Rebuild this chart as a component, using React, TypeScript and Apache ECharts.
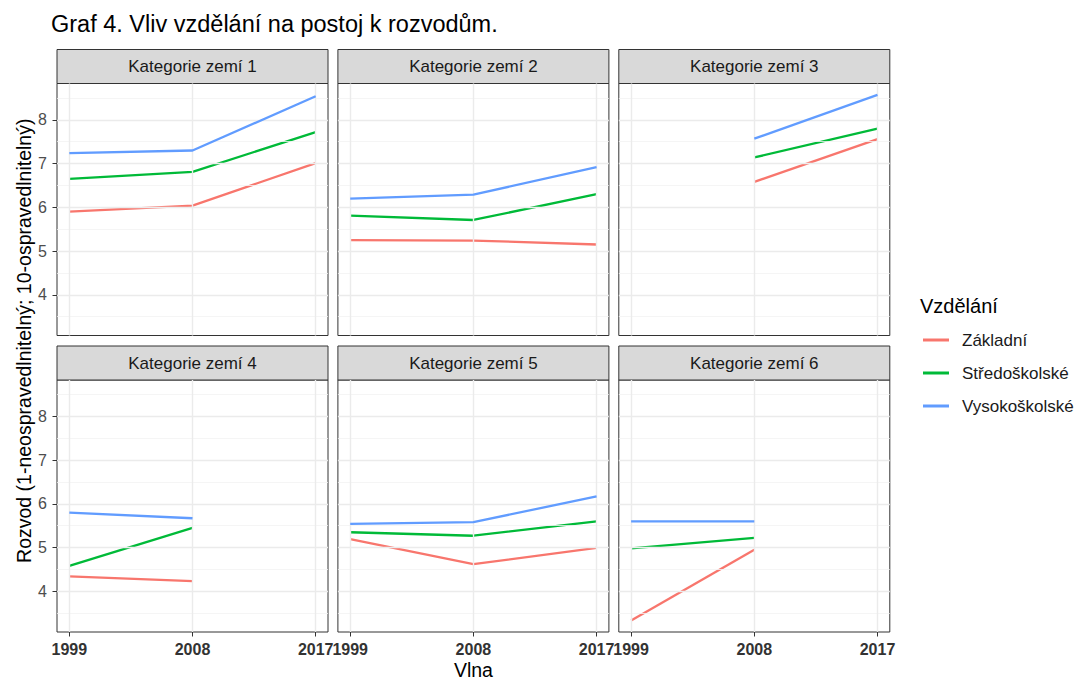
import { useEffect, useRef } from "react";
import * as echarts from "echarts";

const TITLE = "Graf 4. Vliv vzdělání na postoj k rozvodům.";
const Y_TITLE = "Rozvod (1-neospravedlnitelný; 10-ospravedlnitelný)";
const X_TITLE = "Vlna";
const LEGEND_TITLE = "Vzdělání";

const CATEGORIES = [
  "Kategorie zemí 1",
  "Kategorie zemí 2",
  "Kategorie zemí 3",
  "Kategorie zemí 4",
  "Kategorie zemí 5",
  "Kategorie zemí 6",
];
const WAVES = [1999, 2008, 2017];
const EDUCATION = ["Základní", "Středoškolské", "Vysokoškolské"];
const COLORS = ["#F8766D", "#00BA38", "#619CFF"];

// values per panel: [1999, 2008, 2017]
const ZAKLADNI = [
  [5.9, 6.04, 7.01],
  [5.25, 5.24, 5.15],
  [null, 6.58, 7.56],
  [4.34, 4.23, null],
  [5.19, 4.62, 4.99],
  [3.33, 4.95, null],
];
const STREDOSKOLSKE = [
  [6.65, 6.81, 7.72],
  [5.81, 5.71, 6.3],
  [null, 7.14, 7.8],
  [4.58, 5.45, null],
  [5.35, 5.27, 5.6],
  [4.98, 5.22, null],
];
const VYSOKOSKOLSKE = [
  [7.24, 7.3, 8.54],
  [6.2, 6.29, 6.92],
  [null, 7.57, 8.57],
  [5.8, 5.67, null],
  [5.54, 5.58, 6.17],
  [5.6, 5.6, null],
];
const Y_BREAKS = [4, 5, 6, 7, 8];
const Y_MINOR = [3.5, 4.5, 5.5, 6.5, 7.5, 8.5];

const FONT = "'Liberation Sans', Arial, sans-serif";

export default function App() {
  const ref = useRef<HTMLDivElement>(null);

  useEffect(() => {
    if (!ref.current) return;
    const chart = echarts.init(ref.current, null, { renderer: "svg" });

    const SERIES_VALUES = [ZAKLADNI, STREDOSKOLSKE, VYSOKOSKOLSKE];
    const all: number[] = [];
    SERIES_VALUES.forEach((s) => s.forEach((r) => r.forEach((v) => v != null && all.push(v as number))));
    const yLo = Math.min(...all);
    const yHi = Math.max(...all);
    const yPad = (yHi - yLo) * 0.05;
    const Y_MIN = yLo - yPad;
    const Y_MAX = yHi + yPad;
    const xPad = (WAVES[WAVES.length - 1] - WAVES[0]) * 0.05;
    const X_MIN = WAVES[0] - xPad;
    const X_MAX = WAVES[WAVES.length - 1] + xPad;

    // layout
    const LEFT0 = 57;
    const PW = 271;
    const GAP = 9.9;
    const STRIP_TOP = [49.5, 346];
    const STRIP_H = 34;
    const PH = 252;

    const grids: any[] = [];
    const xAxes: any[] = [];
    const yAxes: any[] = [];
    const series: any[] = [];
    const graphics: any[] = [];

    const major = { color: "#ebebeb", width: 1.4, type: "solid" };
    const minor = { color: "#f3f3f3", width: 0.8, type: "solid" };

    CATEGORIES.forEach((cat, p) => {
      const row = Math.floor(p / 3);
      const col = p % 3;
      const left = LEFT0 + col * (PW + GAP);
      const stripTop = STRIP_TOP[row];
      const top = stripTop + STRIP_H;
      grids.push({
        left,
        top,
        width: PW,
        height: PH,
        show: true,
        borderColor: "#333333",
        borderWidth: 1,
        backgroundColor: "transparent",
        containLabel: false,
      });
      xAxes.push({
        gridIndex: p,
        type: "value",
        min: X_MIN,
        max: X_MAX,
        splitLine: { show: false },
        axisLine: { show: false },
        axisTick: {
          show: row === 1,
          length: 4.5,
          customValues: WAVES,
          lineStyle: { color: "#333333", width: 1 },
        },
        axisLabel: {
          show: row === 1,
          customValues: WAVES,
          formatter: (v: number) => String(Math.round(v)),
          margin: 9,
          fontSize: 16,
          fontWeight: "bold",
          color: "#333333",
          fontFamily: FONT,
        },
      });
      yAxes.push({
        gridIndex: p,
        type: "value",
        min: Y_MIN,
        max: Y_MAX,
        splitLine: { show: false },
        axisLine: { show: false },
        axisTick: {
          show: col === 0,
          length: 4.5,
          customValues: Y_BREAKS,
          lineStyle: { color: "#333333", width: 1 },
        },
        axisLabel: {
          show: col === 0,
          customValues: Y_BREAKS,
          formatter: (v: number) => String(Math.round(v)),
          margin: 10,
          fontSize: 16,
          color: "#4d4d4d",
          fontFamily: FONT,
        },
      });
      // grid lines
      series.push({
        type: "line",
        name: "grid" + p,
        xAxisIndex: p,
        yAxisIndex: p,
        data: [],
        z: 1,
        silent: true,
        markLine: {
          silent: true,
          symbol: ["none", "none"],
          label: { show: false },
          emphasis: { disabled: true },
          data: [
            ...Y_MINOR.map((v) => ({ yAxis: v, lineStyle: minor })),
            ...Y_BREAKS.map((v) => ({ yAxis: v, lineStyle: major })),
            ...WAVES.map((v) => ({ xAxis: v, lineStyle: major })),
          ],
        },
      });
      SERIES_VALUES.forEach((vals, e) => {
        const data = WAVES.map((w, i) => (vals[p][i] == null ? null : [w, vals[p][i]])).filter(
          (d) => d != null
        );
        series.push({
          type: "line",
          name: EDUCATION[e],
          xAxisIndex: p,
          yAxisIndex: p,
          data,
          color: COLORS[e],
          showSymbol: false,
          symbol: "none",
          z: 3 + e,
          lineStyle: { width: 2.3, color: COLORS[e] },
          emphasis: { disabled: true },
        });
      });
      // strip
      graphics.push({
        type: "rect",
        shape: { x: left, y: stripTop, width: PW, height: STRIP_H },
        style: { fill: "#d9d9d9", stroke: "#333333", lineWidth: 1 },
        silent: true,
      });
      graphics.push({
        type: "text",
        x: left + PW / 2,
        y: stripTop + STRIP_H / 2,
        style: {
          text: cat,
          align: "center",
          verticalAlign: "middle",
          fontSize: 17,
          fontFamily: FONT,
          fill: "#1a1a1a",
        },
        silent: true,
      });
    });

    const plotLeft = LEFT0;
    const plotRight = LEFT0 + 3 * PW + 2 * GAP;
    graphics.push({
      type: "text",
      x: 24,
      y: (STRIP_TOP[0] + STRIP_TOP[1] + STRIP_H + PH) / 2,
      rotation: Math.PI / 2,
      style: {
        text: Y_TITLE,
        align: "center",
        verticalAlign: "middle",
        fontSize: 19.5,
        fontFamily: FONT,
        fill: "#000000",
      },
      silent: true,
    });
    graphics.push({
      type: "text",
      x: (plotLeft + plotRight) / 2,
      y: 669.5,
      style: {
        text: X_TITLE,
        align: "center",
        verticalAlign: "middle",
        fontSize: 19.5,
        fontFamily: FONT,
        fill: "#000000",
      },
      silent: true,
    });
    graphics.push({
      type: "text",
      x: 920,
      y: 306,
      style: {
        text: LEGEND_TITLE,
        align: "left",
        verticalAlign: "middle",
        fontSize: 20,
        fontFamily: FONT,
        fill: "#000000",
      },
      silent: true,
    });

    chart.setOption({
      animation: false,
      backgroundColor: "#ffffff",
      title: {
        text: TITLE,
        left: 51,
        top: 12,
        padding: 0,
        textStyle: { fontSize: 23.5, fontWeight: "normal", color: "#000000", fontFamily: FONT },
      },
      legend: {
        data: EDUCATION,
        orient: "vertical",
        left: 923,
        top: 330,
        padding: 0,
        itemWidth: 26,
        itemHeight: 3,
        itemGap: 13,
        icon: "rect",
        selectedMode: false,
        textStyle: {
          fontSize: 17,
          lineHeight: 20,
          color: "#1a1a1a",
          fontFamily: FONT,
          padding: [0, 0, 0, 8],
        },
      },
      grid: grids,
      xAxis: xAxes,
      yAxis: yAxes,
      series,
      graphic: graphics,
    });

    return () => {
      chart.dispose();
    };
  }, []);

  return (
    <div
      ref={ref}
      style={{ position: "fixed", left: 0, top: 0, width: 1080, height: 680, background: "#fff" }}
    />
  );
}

* **Goal**:
Go from the first line of the data above to the line containing "import * as" and retype exactly those lines, both included, but none of the pictures.

* **Solution for this task**:
Rebuild this chart as a component, using React, TypeScript and Apache ECharts.
import { useEffect, useRef } from "react";
import * as echarts from "echarts";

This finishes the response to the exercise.